"[A] fine story of searching for one's genealogy with many mystery elements...an enjoyable read."--
Midwest Book Review: The Fiction Shelf"There's a new war on, and little learning from the old wars, particularly the American war in Viet Nam, the long war whose consequences we can't seem to shake off. Through the points-of-view of veterans--their side and ours--and one of their offspring, a "child of the dust," Wayne Karlin revisits Viet Nam. The reader of
Marble Mountain goes on a journey of understanding and possible forgiveness. A vital book."
--Maxine Hong Kingston
"Readers familiar with Karlin will be delighted to return to the lives of Alex and Louise Hallam and their feisty half-Vietnamese, half-Black, almost-All-American adopted daughter Kiet. Readers new to Karlin will be drawn in by Nguyen Binh Duong, Le Thanh Thuy, and Sergeant Swan.
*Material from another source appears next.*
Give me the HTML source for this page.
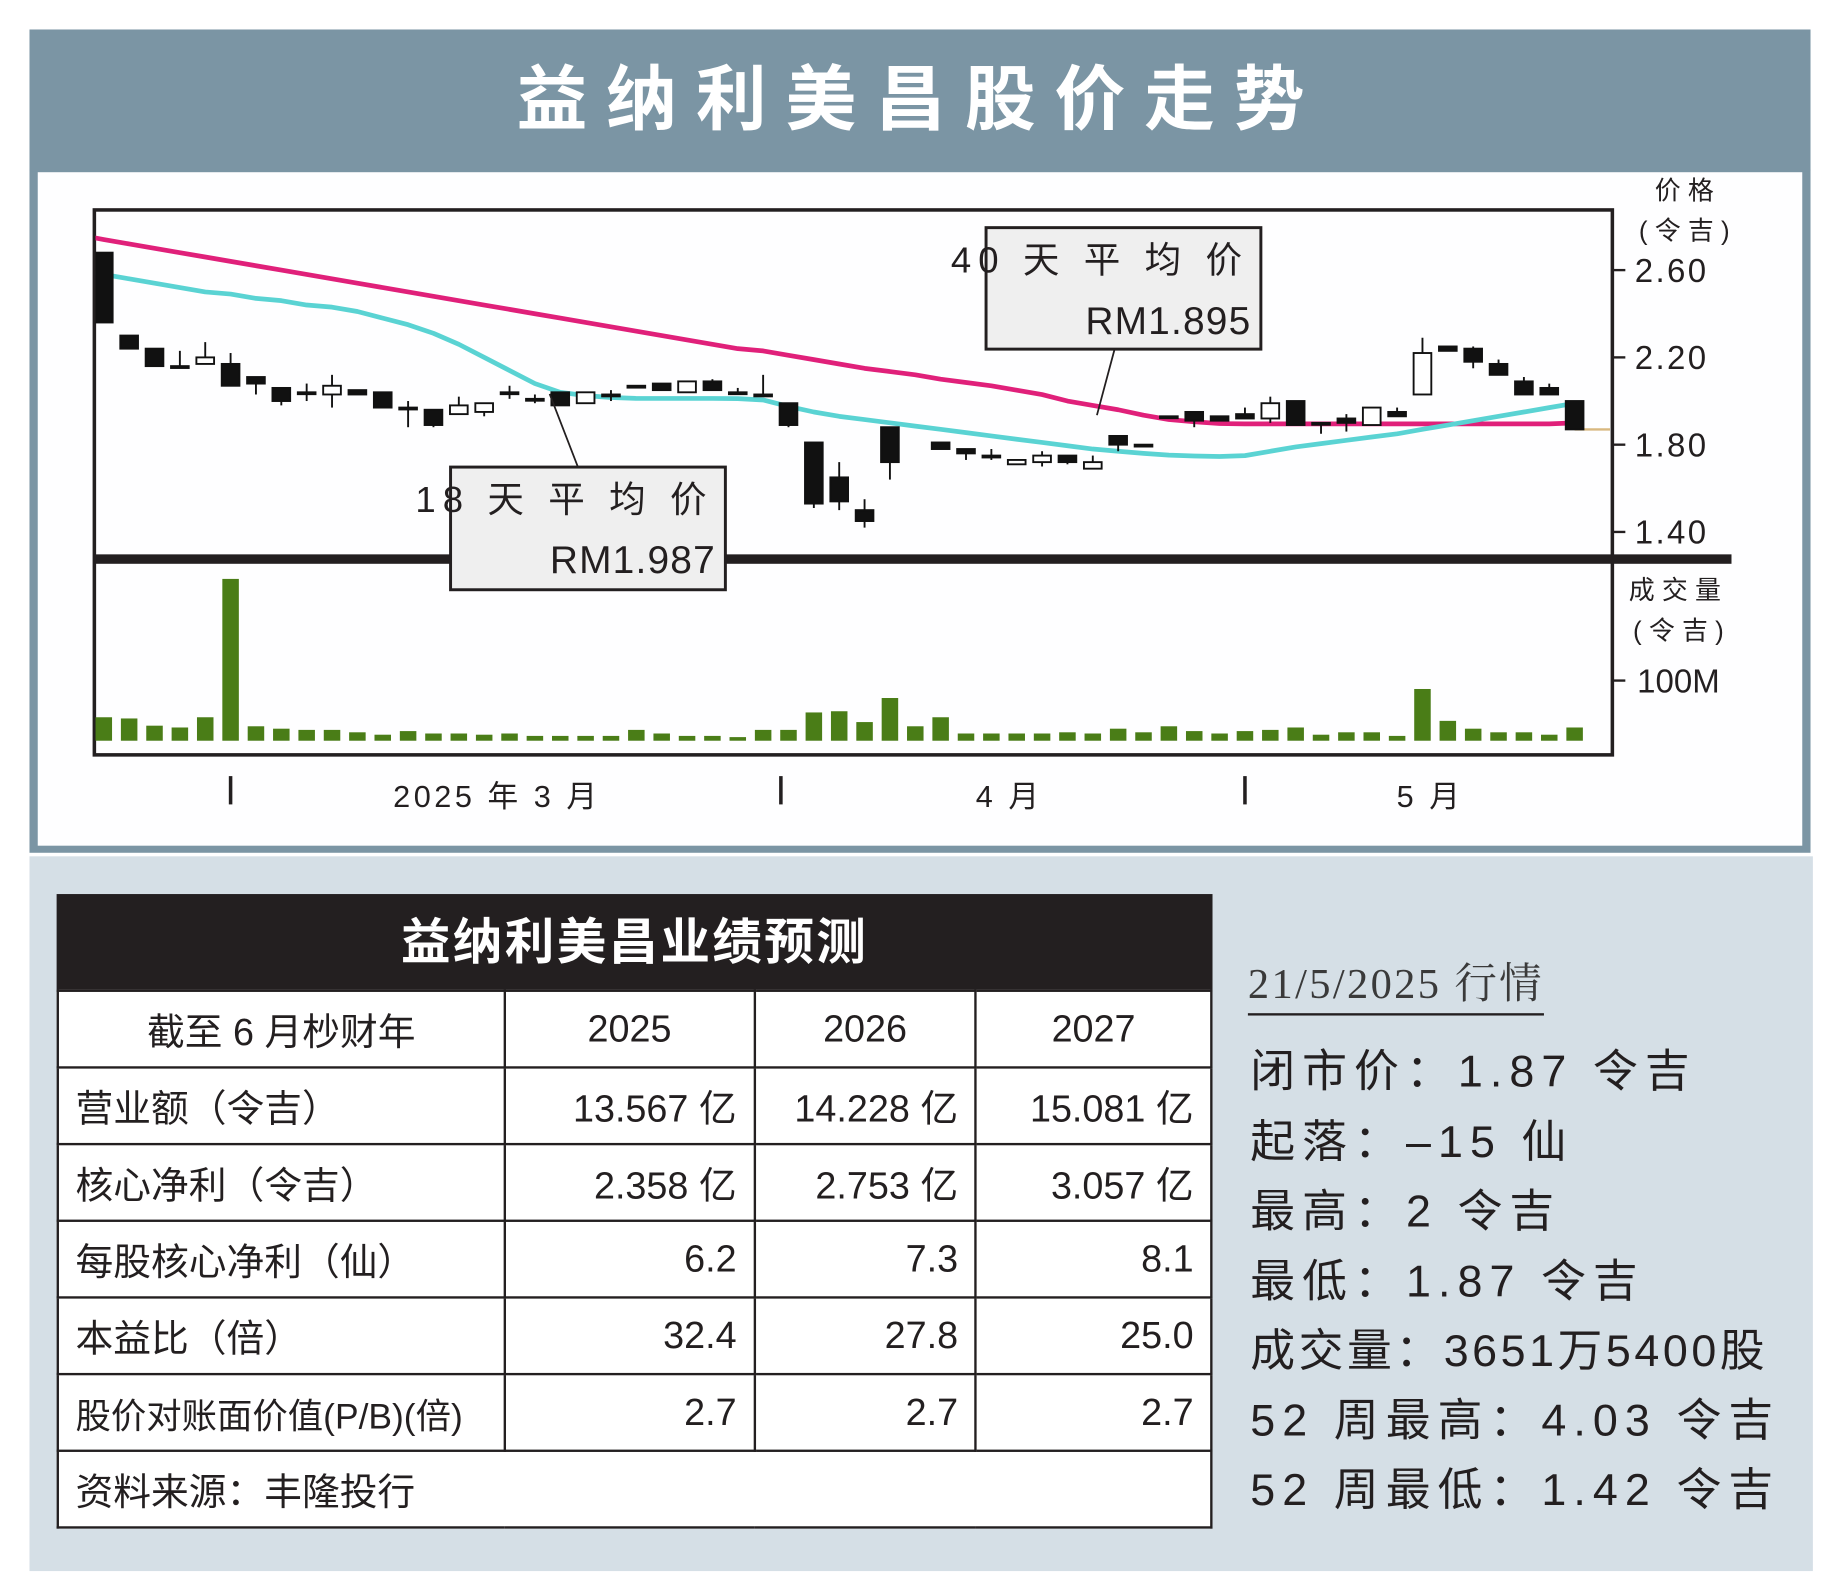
<!DOCTYPE html>
<html><head><meta charset="utf-8">
<style>
html,body{margin:0;padding:0;background:#fff;}
body{width:1840px;height:1588px;overflow:hidden;}
#wrap{position:absolute;left:0;top:0;width:1560px;height:1346px;transform:scale(1.17949);transform-origin:0 0;font-family:"Liberation Sans","Noto Sans CJK SC",sans-serif;color:#231f20;}
.abs{position:absolute;}
#title{left:25px;top:25px;width:1510px;height:120px;background:#7b95a4;color:#fff;font-weight:bold;font-size:60px;letter-spacing:16px;text-align:center;line-height:120px;}
#chartpanel{left:25px;top:143px;width:1510px;height:580px;background:#7b95a4;}
#chartinner{left:32px;top:146px;width:1496px;height:571px;background:#fefeff;}
#bottom{left:25px;top:726px;width:1512px;height:606px;background:#d5dfe6;}
table{border-collapse:collapse;}
#tbl{left:48px;top:758px;width:980px;background:#fff;}
#tbl td{border:2px solid #231f20;font-size:32px;height:63px;padding:0 14px;}
#tbl td.n{text-align:right;}
#tbl td.c{text-align:center;}
#tblhead{left:48px;top:758px;width:980px;height:81px;background:#231f20;color:#fff;font-weight:bold;font-size:42px;text-align:center;line-height:81px;letter-spacing:2px;}
.info{left:1060px;font-size:38px;letter-spacing:6px;white-space:nowrap;}
</style></head><body>
<div id="wrap">
<div id="chartpanel" class="abs"></div>
<div id="title" class="abs">益纳利美昌股价走势</div>
<div id="chartinner" class="abs"></div>
<svg class="abs" style="left:0;top:0" width="1560" height="730" id="chart">
</svg>
<div id="bottom" class="abs"></div>
<div id="tblhead" class="abs">益纳利美昌业绩预测</div>
<table id="tbl" class="abs" style="top:839px">
<tr><td class="c" style="width:350px">截至 6 月杪财年</td><td class="c" style="width:182px">2025</td><td class="c" style="width:158px">2026</td><td class="c" style="width:170px">2027</td></tr>
<tr><td>营业额（令吉）</td><td class="n">13.567 亿</td><td class="n">14.228 亿</td><td class="n">15.081 亿</td></tr>
<tr><td>核心净利（令吉）</td><td class="n">2.358 亿</td><td class="n">2.753 亿</td><td class="n">3.057 亿</td></tr>
<tr><td>每股核心净利（仙）</td><td class="n">6.2</td><td class="n">7.3</td><td class="n">8.1</td></tr>
<tr><td>本益比（倍）</td><td class="n">32.4</td><td class="n">27.8</td><td class="n">25.0</td></tr>
<tr><td style="font-size:30px">股价对账面价值(P/B)(倍)</td><td class="n">2.7</td><td class="n">2.7</td><td class="n">2.7</td></tr>
<tr><td colspan="4">资料来源：丰隆投行</td></tr>
</table>
<div class="abs info" style="top:806px;font-family:'Liberation Serif','Noto Serif CJK SC',serif;font-size:36px;letter-spacing:2px;color:#3a3a3a;border-bottom:2px solid #231f20;padding-bottom:2px;left:1058px">21/5/2025 行情</div>
<div class="abs info" style="top:877px">闭市价：1.87 令吉</div>
<div class="abs info" style="top:937px">起落：–15 仙</div>
<div class="abs info" style="top:996px">最高：2 令吉</div>
<div class="abs info" style="top:1055px">最低：1.87 令吉</div>
<div class="abs info" style="top:1114px;letter-spacing:3px">成交量：3651万5400股</div>
<div class="abs info" style="top:1173px">52 周最高：4.03 令吉</div>
<div class="abs info" style="top:1232px">52 周最低：1.42 令吉</div>
</div>
<script>
const opens=[2.68,2.30,2.24,2.16,2.17,2.17,2.11,2.06,2.04,2.03,2.05,2.04,1.97,1.96,1.94,1.95,2.04,2.01,2.04,1.99,2.03,2.07,2.08,2.04,2.09,2.04,2.03,1.99,1.81,1.65,1.50,1.88,null,1.81,1.78,1.75,1.71,1.72,1.75,1.69,1.84,1.80,1.93,1.95,1.93,1.94,1.92,2.00,1.90,1.92,1.89,1.95,2.03,2.25,2.24,2.17,2.09,2.06,2.00];
const highs=[2.68,2.30,2.24,2.23,2.27,2.22,2.11,2.06,2.08,2.12,2.05,2.04,2.00,1.96,2.02,1.99,2.07,2.03,2.04,2.04,2.05,2.07,2.08,2.09,2.10,2.06,2.12,1.99,1.81,1.72,1.55,1.88,null,1.81,1.78,1.78,1.73,1.77,1.75,1.75,1.84,1.80,1.93,1.95,1.93,1.97,2.02,2.00,1.90,1.94,1.97,1.97,2.29,2.25,2.25,2.19,2.11,2.08,2.00];
const lows=[2.36,2.24,2.16,2.16,2.17,2.07,2.03,1.98,2.00,1.97,2.03,1.97,1.88,1.88,1.94,1.93,2.01,1.99,1.98,1.99,2.00,2.07,2.05,2.04,2.05,2.04,2.02,1.88,1.51,1.50,1.42,1.64,null,1.78,1.73,1.73,1.71,1.70,1.71,1.69,1.77,1.80,1.93,1.88,1.91,1.92,1.90,1.89,1.85,1.86,1.89,1.93,2.03,2.23,2.15,2.12,2.03,2.03,1.87];
const closes=[2.36,2.24,2.16,2.16,2.20,2.07,2.08,2.00,2.04,2.07,2.03,1.97,1.97,1.89,1.98,1.99,2.04,2.01,1.98,2.04,2.03,2.07,2.05,2.09,2.05,2.04,2.03,1.89,1.53,1.54,1.45,1.72,null,1.78,1.76,1.75,1.73,1.75,1.72,1.72,1.80,1.80,1.93,1.91,1.91,1.92,1.99,1.89,1.90,1.90,1.97,1.93,2.22,2.23,2.18,2.12,2.03,2.03,1.87];
const volumes=[39,37,25,22,39,269,24,20,18,18,14,10,16,12,12,10,12,8,8,8,8,18,12,8,8,6,18,18,47,49,31,71,24,39,12,12,12,12,14,12,20,14,24,16,12,16,18,22,10,14,14,8,86,33,20,14,14,10,22];
const ma18=[2.58,2.56,2.54,2.52,2.50,2.49,2.47,2.46,2.44,2.43,2.41,2.38,2.35,2.31,2.26,2.20,2.14,2.08,2.04,2.025,2.016,2.012,2.012,2.012,2.012,2.011,2.005,1.975,1.95,1.93,1.915,1.90,1.885,1.87,1.855,1.84,1.825,1.81,1.795,1.78,1.77,1.76,1.752,1.748,1.746,1.75,1.77,1.79,1.805,1.82,1.835,1.85,1.87,1.89,1.91,1.93,1.95,1.97,1.99];
const ma40=[2.74,2.72,2.70,2.68,2.66,2.64,2.62,2.60,2.58,2.56,2.54,2.52,2.50,2.48,2.46,2.44,2.42,2.40,2.38,2.36,2.34,2.32,2.30,2.28,2.26,2.24,2.23,2.21,2.19,2.17,2.15,2.135,2.12,2.10,2.085,2.07,2.05,2.03,2.00,1.98,1.96,1.935,1.915,1.905,1.897,1.895,1.895,1.895,1.895,1.895,1.895,1.895,1.895,1.895,1.895,1.895,1.895,1.895,1.90];
const priceTicks=[2.60,2.20,1.80,1.40];
const monthLabels=["2025 年 3 月","4 月","5 月"];
const monthTickSlots=[5,26.7,45];
const monthLabelSlots=[15.5,35.7,52.3];

const svg=document.getElementById('chart');
const NS='http://www.w3.org/2000/svg';
const X0=88,STEP=21.5,PLEFT=80,PRIGHT=1367,PTOP=178,PBOT=640,SEP=474,VBASE=628;
const xS=i=>X0+i*STEP;
const yP=p=>229+(2.6-p)*185;
const yV=v=>VBASE-v*0.51;
function mk(tag,attrs,parent){const e=document.createElementNS(NS,tag);for(const k in attrs)e.setAttribute(k,attrs[k]);(parent||svg).appendChild(e);return e;}
const txtStyle='font-family:"Liberation Sans","Noto Sans CJK SC",sans-serif;fill:#231f20';

// plot frame
let frame=mk('rect',{x:PLEFT,y:PTOP,width:PRIGHT-PLEFT,height:PBOT-PTOP,fill:'#fefeff',stroke:'#231f20','stroke-width':3});



// clip for price
const defs=mk('defs',{});
const cp=mk('clipPath',{id:'pclip'},defs);
mk('rect',{x:PLEFT+1,y:PTOP+2,width:PRIGHT-PLEFT-2,height:SEP-PTOP-4},cp);

// moving averages
function line(arr,color,name){
  let d='';arr.forEach((v,i)=>{d+=(i?'L':'M')+xS(i).toFixed(1)+' '+yP(v).toFixed(1);});
  d='M'+PLEFT+' '+yP(arr[0]-(arr[1]-arr[0])*0.4).toFixed(1)+d.replace('M','L');
  const p=mk('path',{d:d,fill:'none',stroke:color,'stroke-width':4,'clip-path':'url(#pclip)','stroke-linejoin':'round'});
  
  
}
line(ma40,'#e0207a','ma40-line');
line(ma18,'#5ad3d3','ma18-line');

// last close marker line
const lc=mk('line',{x1:xS(58),x2:PRIGHT-2,y1:yP(closes[58]),y2:yP(closes[58]),stroke:'#d8b880','stroke-width':2});



// candles
const cg=mk('g',{'clip-path':'url(#pclip)'});


opens.forEach((o,i)=>{
  if(o===null)return;
  const c=closes[i],x=xS(i);
  const g=mk('g',{},cg);
  
  
  mk('line',{x1:x,x2:x,y1:yP(highs[i]),y2:yP(lows[i]),stroke:'#111','stroke-width':1.6},g);
  const top=yP(Math.max(o,c)),h=Math.max(1.6,Math.abs(yP(o)-yP(c)));
  mk('rect',{x:x-7.5,y:top,width:15,height:h,fill:c>o?'#fff':'#111',stroke:'#111','stroke-width':1.6},g);
});

// volume bars
volumes.forEach((v,i)=>{
  const r=mk('rect',{x:xS(i)-7,y:yV(v),width:14,height:VBASE-yV(v),fill:'#4a7d17'});
  
  
});

// separator
const sp=mk('rect',{x:PLEFT,y:SEP-4,width:1468-PLEFT,height:8,fill:'#231f20'});



// price axis
priceTicks.forEach(p=>{
  const y=yP(p);
  const t=mk('line',{x1:PRIGHT,x2:PRIGHT+11,y1:y,y2:y,stroke:'#231f20','stroke-width':2});
  
  
  const l=mk('text',{x:1386,y:y+10,'font-size':28,style:txtStyle+';letter-spacing:2px'});
  l.textContent=p.toFixed(2);
  
  
});
function label(x,y,s,txt,name,anchor){const t=mk('text',{x:x,y:y,'font-size':s,style:txtStyle,'text-anchor':anchor||'start'});t.textContent=txt;return t;}
label(1428,169,22,'价 格','price-axis-title','middle');
label(1428,203,22,'( 令 吉 )','price-axis-unit','middle');
label(1420,508,22,'成 交 量','volume-axis-title','middle');
label(1423,542,22,'( 令 吉 )','volume-axis-unit','middle');
const vt=mk('line',{x1:PRIGHT,x2:PRIGHT+11,y1:yV(100),y2:yV(100),stroke:'#231f20','stroke-width':2});


label(1388,yV(100)+10,28,'100M','volume-tick-label');

// month ticks
monthTickSlots.forEach(s=>{
  const x=xS(s);
  const t=mk('line',{x1:x,x2:x,y1:658,y2:682,stroke:'#231f20','stroke-width':3});
  
  
});
monthLabels.forEach((m,i)=>{label(xS(monthLabelSlots[i]),684,26,m.split('').join(''),'month-label','middle').setAttribute('style',txtStyle+';letter-spacing:3px');});

// annotations
function annot(bx,by,bw,bh,l1,l2,px1,py1,px2,py2,name){
  const g=mk('g',{});
  
  
  mk('line',{x1:px1,y1:py1,x2:px2,y2:py2,stroke:'#231f20','stroke-width':1.5},g);
  mk('rect',{x:bx,y:by,width:bw,height:bh,fill:'#efefef',stroke:'#231f20','stroke-width':2.5},g);
  const a=mk('text',{x:bx+bw-10,y:by+38,'font-size':31,'text-anchor':'end',style:txtStyle+';letter-spacing:6px'},g);a.textContent=l1;
  const b=mk('text',{x:bx+bw-8,y:by+90,'font-size':33,'text-anchor':'end',style:txtStyle+';letter-spacing:1px'},g);b.textContent=l2;
}
annot(836,193,233,103,'40 天 平 均 价','RM1.895',945,296,930,352,'ma40-annotation');
annot(382,396,233,104,'18 天 平 均 价','RM1.987',490,396,466,334,'ma18-annotation');
</script>
</body></html>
Once again, Karlin demonstrates his wonderful ability to stitch together disparate worlds into a seamless whole. Once again, Karlin demonstrates that he is one heck of a good storyteller."
--W. D. Ehrhart
Marble Mountain reads like a detective story as the protagonist, Kiet Hallam, an adopted daughter of African American and Vietnamese descent, searches for her true identity. Set in both America and Vietnam, and written from the perspective of both Americans and Vietnamese affected by the war, Marble Mountain explores the lasting damages of war to the soldiers who fought on both sides, to their families, and to the displaced and wounded children born during their parents' conflict.
Kiet and her adoptive father, Alex Hallam - a Vietnam veteran working out his own tormented past through his passion for sculpting - travel to Vietnam. There, at Marble Mountain, a formation near Danang that is famous for its stone carvers and cave shrines, both will find the unresolved secrets of the past that connected them to each other even before Kiet was born.